Conflict Detection and Resolution
When a user creates or moves an event, check for conflicts with existing events. Conflict detection query: SELECT * FROM events WHERE calendar_id = ? AND start_time < new_end_time AND end_time > new_start_time. This finds all events that overlap with the proposed time range. For recurring events, expand instances in the relevant window before checking overlaps. Conflict resolution strategies: warn the user (show conflicting events and let them decide), auto-decline (reject the new event if it conflicts), or double-book (allow the conflict but mark it visually). For resource scheduling (meeting rooms), conflicts must be strictly prevented — use SELECT FOR UPDATE or an optimistic locking mechanism to prevent two users from booking the same room at the same time.
Syncing with CalDAV and iCalendar
CalDAV (RFC 4791) is the standard protocol for calendar synchronization. It extends WebDAV with calendar-specific operations: MKCALENDAR (create a calendar), PUT (create/update an event as an .ics file), DELETE (remove an event), REPORT (query events within a date range). Each event is stored as an iCalendar (.ics) file containing VEVENT components. Sync protocol: the client sends a REPORT request with a sync-token (last known state). The server returns all changes since that token — new events, modified events, deleted events. The client applies changes and stores the new sync-token. This incremental sync avoids downloading the entire calendar on each sync. For push notifications (instant sync), use WebSub or server-sent events to notify clients when changes occur. Google Calendar uses a proprietary push notification system alongside CalDAV support.

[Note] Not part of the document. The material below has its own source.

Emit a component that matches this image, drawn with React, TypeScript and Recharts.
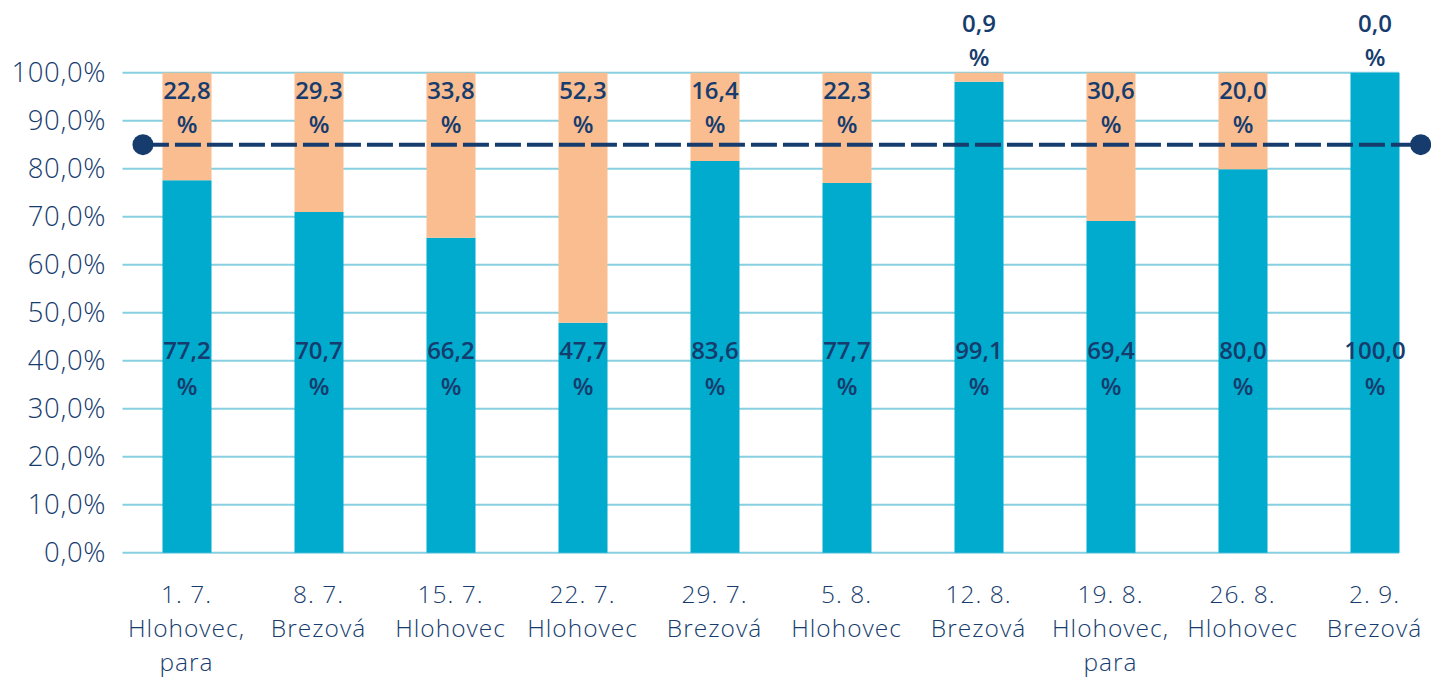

Scaling the Calendar Backend
At Google Calendar scale (billions of events, hundreds of millions of users), the architecture requires: (1) Shard events by calendar_id (user). Each shard contains all events for a subset of users. Cross-user queries (group scheduling) require scatter-gather across shards. (2) Use a time-partitioned index for efficient range queries — most calendar queries are “show me events for this week.” (3) Cache expanded recurring event instances for the current and next month per user. Cache invalidation on any event change in the window. (4) Separate read and write paths: reads are 100x more frequent than writes (users view their calendar constantly but create events occasionally). Read replicas handle view queries; the primary handles writes. (5) Event notifications (email reminders, push notifications) are processed by an async job queue that fires at the scheduled reminder time. A cron-like scheduler checks every minute for events with reminders due in the next minute and enqueues notification jobs.